Liberal arts degrees contribute billions to US economy

By Lauren Tussey

Keenan Browe
Liberal arts degrees contribute billions to US economy

Just when you were beginning to think your liberal arts degree was useless in the current economy, new statistics suggest otherwise.

Data from the National Endowment of the Arts and the U.S. Bureau of Economic Analysis show that the arts and cultural production industry added an estimated $504 billion—approximately 3.2 percent—to the national gross domestic product.

The study examined the relationship between the arts and cultural industries and economic growth, and found the industries that contributed to GDP the most in arts and cultural production include motion picture and video production, advertising services, cable television production and distribution, publishing and the performing arts, according to a Dec. 5 NEA press release.

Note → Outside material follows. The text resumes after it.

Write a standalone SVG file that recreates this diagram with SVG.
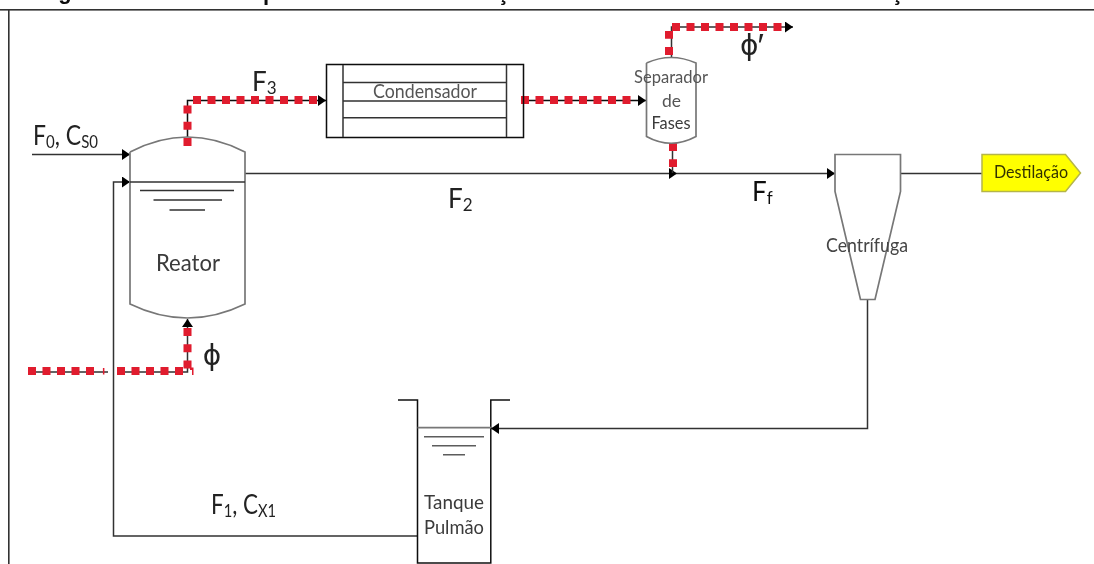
<svg xmlns="http://www.w3.org/2000/svg" width="1094" height="564" viewBox="0 0 1094 564">
<style>
text{font-family:Lato,"Noto Sans","Open Sans",sans-serif;fill:#3a3a3a}
g{filter:url(#soft)}
.cap{font-family:"Liberation Sans",Arial,sans-serif;font-weight:bold;font-size:22px;fill:#111}
.ln{fill:none;stroke:#333;stroke-width:1.5}
.dk{fill:none;stroke:#111;stroke-width:1.5}
.gr{fill:none;stroke:#777;stroke-width:1.7}
.rh{fill:none;stroke:#e01b2e;stroke-width:8;stroke-dasharray:8 6.5}
.rv{fill:none;stroke:#e01b2e;stroke-width:8;stroke-dasharray:8 8.2}
.lab{font-size:26px;fill:#222}
.sub{font-size:17px}
</style>
<defs>
<filter id="soft" x="-5%" y="-5%" width="110%" height="110%" filterUnits="objectBoundingBox"><feGaussianBlur stdDeviation="0.4"/></filter>
<marker id="ah" markerUnits="userSpaceOnUse" markerWidth="8" markerHeight="11" refX="8" refY="5.500" orient="auto"><path d="M0,0L8,5.500L0,11Z" fill="#000"/></marker>
</defs>
<g id="caption-fragment">
<rect x="0" y="9" width="1094" height="1.600" fill="#333"/>
<rect x="8" y="9" width="1.600" height="555" fill="#333"/>
<text class="cap" x="65" y="-1" text-anchor="middle">g</text>
<text class="cap" x="263" y="0">p</text>
<text class="cap" x="503" y="0" text-anchor="middle">ç</text>
<text class="cap" x="897" y="0" text-anchor="middle">ç</text>
</g>
<g id="connectors">
<path class="ln" d="M32,154.500H130" marker-end="url(#ah)"/>
<path class="ln" d="M417.500,536H113.500V182H130" marker-end="url(#ah)"/>
<path class="ln" d="M245,173.500H677" marker-end="url(#ah)"/>
<path class="ln" d="M677,173.500H835" marker-end="url(#ah)"/>
<path class="ln" d="M900,173.500H982"/>
<path class="ln" d="M867.500,300V428.500H491" marker-end="url(#ah)"/>
<path class="dk" d="M187.500,137V100.500H326" marker-end="url(#ah)"/>
<path class="dk" d="M523,100.500H646" marker-end="url(#ah)"/>
<path class="ln" d="M671.500,58V27H793" marker-end="url(#ah)"/>
<path class="ln" d="M672.500,143V173"/>
<path class="ln" d="M30,372H108M117,372H187.500V319" marker-end="url(#ah)"/>
<path class="rv" d="M187.500,146V102"/>
<path class="rh" d="M193,100H320"/>
<path class="rh" d="M521,100H634"/>
<path class="rv" d="M669,55V31"/>
<path class="rh" d="M672,27H785"/>
<path class="rv" d="M673,143V167"/>
<path class="rh" d="M28,371H95"/>
<path d="M102.900,368H104.400V374.500H102.900Z" fill="#e01b2e"/>
<path class="rh" d="M117,371H184"/>
<path class="rv" d="M187.500,328V369"/>
<path d="M190,367.500H193.500V375H192V370H190Z" fill="#e01b2e"/>
</g>
<g id="reator">
<path class="gr" d="M130,152V304Q187.500,332 245,304V152Q187.500,122 130,152"/>
<path class="ln" d="M130,182H245"/>
<path class="ln" d="M140,190.500H234M153.500,200H222M169.500,210H205"/>
<text x="188" y="271" text-anchor="middle" font-size="24" textLength="64" lengthAdjust="spacingAndGlyphs">Reator</text>
</g>
<g id="condensador">
<rect class="dk" x="326.500" y="64.500" width="197" height="73" fill="#fff"/>
<path class="ln" d="M343,65V137M506.500,65V137M343,82.500H506.500M343,101H506.500M343,117.700H506.500"/>
<text x="425" y="97.500" text-anchor="middle" font-size="19" textLength="104" lengthAdjust="spacingAndGlyphs" style="fill:#555">Condensador</text>
</g>
<g id="separador">
<path class="gr" d="M646.500,63V136.500Q671,150 696,136.500V63Q671,52 646.500,63"/>
<text x="671" y="83" text-anchor="middle" font-size="17" textLength="74" lengthAdjust="spacingAndGlyphs" style="fill:#555">Separador</text>
<text x="671.500" y="106.500" text-anchor="middle" font-size="17" textLength="19" lengthAdjust="spacingAndGlyphs" style="fill:#555">de</text>
<text x="671" y="129" text-anchor="middle" font-size="17" textLength="39" lengthAdjust="spacingAndGlyphs">Fases</text>
</g>
<g id="centrifuga">
<path class="gr" d="M835,191.500V154.500H900.500V191.500L875,299.500H860.500Z"/>
<text x="867" y="252" text-anchor="middle" font-size="19" textLength="82" lengthAdjust="spacingAndGlyphs" style="fill:#444">Centrífuga</text>
</g>
<g id="destilacao">
<path d="M982,154.500H1065.500L1080.500,173L1065.500,191.500H982Z" fill="#ffff00" stroke="#b5b54a" stroke-width="1.500"/>
<text x="1031" y="178" text-anchor="middle" font-size="17" textLength="74" lengthAdjust="spacingAndGlyphs" style="fill:#333300">Destilação</text>
</g>
<g id="tanque">
<path class="dk" d="M398,400H417.500V563H490.800V400H510"/>
<path class="gr" d="M417.500,427.700H491"/>
<path class="ln" d="M424,436.700H484M432,445.700H476M443,454.700H465" stroke-opacity=".8"/>
<text x="454" y="508.500" text-anchor="middle" font-size="19" textLength="60" lengthAdjust="spacingAndGlyphs">Tanque</text>
<text x="454" y="533.500" text-anchor="middle" font-size="19" textLength="60" lengthAdjust="spacingAndGlyphs">Pulmão</text>
</g>
<g id="labels">
<text class="lab" x="252" y="91">F<tspan class="sub" dy="3">3</tspan></text>
<text class="lab" x="33" y="145" textLength="65" lengthAdjust="spacingAndGlyphs">F<tspan class="sub" dy="3">0</tspan><tspan dy="-3">, C</tspan><tspan class="sub" dy="3">S0</tspan></text>
<text class="lab" x="448" y="208">F<tspan class="sub" dy="3">2</tspan></text>
<text class="lab" x="752" y="201" style="fill:#111">F<tspan class="sub" dy="3">f</tspan></text>
<text class="lab" x="211" y="514" textLength="65" lengthAdjust="spacingAndGlyphs">F<tspan class="sub" dy="3">1</tspan><tspan dy="-3">, C</tspan><tspan class="sub" dy="3">X1</tspan></text>
<text x="212" y="365" text-anchor="middle" font-size="28" style='font-family:"DejaVu Sans",sans-serif;fill:#222'>ϕ</text>
<text x="740" y="55" font-size="28" style='font-family:"DejaVu Sans",sans-serif;fill:#222'>ϕ<tspan font-size="34" dx="-1" dy="2" style='font-family:"Liberation Sans",sans-serif'>′</tspan></text>
</g>
</svg>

Sally Gifford, NEA public affairs specialist, said the analysis is the first detailed look at arts and cultural production in the U.S. She added that the Arts and Cultural Production Satellite Account provided data about production in the arts and cultural goods, services and commodities industries to wholly represent the ACP industry.

“We created this [ACP] industry for ourselves in order to capture the economic contribution of all the individual arts and cultural industries,” Gifford said. “These industries range from video game design to the construction of a performing arts center. It’s a very big tent.”

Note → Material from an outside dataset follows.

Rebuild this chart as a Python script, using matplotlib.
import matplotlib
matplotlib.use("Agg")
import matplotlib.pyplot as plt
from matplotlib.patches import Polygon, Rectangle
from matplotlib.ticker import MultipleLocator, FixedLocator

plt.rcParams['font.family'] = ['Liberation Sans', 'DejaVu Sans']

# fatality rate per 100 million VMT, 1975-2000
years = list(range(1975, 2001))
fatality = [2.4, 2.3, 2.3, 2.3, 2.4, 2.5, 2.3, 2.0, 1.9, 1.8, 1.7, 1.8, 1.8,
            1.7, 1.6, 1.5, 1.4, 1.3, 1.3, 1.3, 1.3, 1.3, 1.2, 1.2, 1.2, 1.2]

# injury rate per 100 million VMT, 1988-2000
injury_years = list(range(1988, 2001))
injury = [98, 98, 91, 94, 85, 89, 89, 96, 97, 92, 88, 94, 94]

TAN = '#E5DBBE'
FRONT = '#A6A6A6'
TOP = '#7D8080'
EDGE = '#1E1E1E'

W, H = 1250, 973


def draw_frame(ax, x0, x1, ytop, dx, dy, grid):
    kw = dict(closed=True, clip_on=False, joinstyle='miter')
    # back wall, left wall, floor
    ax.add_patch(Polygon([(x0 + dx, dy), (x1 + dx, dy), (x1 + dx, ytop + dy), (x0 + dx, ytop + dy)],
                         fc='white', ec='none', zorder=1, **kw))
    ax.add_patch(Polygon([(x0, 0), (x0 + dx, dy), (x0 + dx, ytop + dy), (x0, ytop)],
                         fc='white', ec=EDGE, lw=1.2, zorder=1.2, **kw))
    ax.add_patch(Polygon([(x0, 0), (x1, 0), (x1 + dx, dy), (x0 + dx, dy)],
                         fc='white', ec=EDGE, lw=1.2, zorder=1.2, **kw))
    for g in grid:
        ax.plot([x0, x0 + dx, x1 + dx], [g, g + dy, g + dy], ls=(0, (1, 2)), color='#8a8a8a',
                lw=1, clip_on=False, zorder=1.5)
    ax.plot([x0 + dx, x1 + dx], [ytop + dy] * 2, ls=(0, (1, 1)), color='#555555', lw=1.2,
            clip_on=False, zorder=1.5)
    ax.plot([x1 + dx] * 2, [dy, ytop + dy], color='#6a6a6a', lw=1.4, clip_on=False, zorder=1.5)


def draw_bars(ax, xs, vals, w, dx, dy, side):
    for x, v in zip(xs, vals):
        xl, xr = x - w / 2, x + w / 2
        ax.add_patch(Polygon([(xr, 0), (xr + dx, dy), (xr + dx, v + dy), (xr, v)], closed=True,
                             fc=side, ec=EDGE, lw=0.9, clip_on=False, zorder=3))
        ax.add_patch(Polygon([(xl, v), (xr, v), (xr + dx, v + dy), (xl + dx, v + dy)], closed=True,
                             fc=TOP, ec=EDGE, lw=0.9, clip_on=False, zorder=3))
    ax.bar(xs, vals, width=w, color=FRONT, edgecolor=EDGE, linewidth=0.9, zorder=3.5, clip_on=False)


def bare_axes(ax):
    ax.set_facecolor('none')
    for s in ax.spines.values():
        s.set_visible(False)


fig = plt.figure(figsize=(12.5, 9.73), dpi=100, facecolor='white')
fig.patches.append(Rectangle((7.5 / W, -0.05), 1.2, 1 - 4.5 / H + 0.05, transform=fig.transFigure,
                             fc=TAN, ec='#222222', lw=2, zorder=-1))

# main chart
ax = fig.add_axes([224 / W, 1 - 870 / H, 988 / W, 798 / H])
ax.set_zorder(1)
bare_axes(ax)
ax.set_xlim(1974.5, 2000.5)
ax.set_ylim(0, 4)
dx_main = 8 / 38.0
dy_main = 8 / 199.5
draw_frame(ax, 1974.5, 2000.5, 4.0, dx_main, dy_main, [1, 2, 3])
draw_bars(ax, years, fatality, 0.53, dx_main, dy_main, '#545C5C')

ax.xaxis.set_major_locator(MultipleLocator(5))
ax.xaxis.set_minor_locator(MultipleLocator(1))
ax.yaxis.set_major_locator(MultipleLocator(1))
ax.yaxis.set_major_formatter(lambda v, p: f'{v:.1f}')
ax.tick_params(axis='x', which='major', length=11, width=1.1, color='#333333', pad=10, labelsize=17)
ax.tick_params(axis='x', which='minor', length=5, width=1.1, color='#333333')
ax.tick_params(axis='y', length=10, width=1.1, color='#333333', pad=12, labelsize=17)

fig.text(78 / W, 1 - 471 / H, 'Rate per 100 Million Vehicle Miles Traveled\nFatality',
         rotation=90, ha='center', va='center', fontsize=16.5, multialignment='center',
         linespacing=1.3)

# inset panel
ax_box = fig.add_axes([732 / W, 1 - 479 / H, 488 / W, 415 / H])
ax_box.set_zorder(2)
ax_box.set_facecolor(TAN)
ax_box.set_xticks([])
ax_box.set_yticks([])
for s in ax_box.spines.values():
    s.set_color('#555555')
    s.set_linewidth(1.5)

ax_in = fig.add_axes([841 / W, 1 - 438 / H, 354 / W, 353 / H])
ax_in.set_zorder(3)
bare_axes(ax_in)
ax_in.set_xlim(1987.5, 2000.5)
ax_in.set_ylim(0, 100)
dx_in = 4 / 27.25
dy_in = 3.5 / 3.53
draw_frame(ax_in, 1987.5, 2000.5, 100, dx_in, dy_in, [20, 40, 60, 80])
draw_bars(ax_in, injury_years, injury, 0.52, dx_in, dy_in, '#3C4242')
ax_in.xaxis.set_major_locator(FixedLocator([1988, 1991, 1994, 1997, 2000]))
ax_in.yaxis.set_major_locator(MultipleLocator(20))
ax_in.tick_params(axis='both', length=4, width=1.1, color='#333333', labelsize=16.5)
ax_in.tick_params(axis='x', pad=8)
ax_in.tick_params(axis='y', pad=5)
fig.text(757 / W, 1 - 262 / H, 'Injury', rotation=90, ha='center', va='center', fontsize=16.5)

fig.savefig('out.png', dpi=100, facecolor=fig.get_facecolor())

This type of new-age data allows researchers to track the health and vitality of ACP in the U.S. and maintained its progress, Gifford said.

“We hope that the American public and the arts community will use this information as a helpful tool,” Gifford said. “It will be useful for many different audiences.”

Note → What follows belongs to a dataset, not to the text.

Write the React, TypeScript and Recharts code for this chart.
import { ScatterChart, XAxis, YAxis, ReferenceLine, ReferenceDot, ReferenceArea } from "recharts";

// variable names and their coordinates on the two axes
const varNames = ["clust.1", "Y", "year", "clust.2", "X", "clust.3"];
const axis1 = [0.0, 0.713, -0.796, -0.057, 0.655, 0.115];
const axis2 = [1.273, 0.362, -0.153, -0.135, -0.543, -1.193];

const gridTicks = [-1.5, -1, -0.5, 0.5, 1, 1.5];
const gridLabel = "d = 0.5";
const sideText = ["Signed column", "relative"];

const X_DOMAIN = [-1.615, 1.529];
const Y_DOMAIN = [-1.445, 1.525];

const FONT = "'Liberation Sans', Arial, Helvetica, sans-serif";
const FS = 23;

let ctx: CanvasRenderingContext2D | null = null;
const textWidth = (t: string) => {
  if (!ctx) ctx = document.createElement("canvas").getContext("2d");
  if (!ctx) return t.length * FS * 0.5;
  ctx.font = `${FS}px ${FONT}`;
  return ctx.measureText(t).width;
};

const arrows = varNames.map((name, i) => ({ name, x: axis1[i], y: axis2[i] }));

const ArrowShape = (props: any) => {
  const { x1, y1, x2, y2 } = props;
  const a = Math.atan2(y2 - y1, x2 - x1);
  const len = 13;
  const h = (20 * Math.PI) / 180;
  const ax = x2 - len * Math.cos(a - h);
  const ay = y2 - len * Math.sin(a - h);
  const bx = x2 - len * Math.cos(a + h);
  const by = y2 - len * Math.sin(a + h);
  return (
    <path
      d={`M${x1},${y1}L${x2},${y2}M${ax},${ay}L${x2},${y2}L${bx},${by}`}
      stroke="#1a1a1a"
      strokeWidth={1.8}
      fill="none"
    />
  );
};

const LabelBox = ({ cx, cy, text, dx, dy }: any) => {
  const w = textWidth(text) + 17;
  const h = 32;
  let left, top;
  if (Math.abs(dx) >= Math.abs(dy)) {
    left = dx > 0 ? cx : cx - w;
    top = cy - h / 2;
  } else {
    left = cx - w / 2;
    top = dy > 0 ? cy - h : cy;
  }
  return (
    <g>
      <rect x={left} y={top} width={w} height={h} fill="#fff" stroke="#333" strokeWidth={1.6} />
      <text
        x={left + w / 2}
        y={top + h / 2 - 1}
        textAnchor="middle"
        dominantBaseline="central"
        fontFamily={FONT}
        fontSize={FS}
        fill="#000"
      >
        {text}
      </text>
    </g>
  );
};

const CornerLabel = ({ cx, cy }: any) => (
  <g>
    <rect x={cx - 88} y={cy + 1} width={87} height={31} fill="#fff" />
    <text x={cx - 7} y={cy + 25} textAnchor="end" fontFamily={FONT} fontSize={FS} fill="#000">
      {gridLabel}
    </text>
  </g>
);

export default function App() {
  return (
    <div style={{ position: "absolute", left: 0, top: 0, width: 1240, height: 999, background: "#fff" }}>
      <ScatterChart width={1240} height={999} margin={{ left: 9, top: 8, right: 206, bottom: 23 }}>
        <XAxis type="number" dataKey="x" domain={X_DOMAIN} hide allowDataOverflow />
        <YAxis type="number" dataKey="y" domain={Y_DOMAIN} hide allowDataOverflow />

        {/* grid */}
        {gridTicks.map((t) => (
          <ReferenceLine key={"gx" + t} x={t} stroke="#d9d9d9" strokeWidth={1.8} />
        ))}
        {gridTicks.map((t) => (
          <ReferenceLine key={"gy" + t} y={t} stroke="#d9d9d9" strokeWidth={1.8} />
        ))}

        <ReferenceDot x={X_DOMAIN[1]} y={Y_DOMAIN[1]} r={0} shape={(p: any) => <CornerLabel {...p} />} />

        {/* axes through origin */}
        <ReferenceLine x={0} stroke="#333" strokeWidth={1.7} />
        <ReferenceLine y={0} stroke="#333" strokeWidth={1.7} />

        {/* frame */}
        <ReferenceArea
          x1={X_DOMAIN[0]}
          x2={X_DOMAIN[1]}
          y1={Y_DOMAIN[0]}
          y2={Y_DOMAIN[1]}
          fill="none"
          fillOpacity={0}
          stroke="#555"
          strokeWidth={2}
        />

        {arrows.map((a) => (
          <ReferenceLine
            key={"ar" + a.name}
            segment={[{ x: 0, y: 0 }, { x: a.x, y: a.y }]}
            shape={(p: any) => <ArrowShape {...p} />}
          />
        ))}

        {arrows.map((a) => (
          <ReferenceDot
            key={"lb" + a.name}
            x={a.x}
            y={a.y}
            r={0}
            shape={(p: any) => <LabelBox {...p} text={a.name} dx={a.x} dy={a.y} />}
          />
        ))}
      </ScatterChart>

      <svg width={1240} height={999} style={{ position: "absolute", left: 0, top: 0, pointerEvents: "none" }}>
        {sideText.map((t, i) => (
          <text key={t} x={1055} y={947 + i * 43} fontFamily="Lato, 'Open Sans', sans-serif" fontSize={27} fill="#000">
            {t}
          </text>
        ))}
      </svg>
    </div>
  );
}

When Neil Pagano, associate dean of the School of Liberal Arts and Sciences at Columbia, saw the results, he said the college’s program is beneficial when it comes to searching for employment.

“It’s important to remember that every film, every dance, every poem, every series of photographs is about something,” Pagano said. “The liberal arts and sciences curriculum at Columbia helps provide that context, that something. The artistic expression is far more meaningful when it has that context.”

Employers often give Columbia graduates positive feedback about their liberal arts skill set, understanding of the industry and the kind of professionalism they bring to art industries, said Mark Kelly, vice president of Student Affairs.

When compared to students who graduate with degrees that are not liberal arts-focused, Kelly said Columbia students tend to be more serious and mature than their competitors, adding that Columbia students are ready to hit the ground running when it is time to begin a career in their creative industry.

He added that traditional industries are drying up, with opportunities in the digital environment on the rise, particularly for Columbia students.

“In the economy, the digital world surely has directly impacted the employment pathways and has created new, exciting possibilities for our students,” Kelly said. “The work of creative workers is going to be more and more important in the future of the overall U.S. economy.”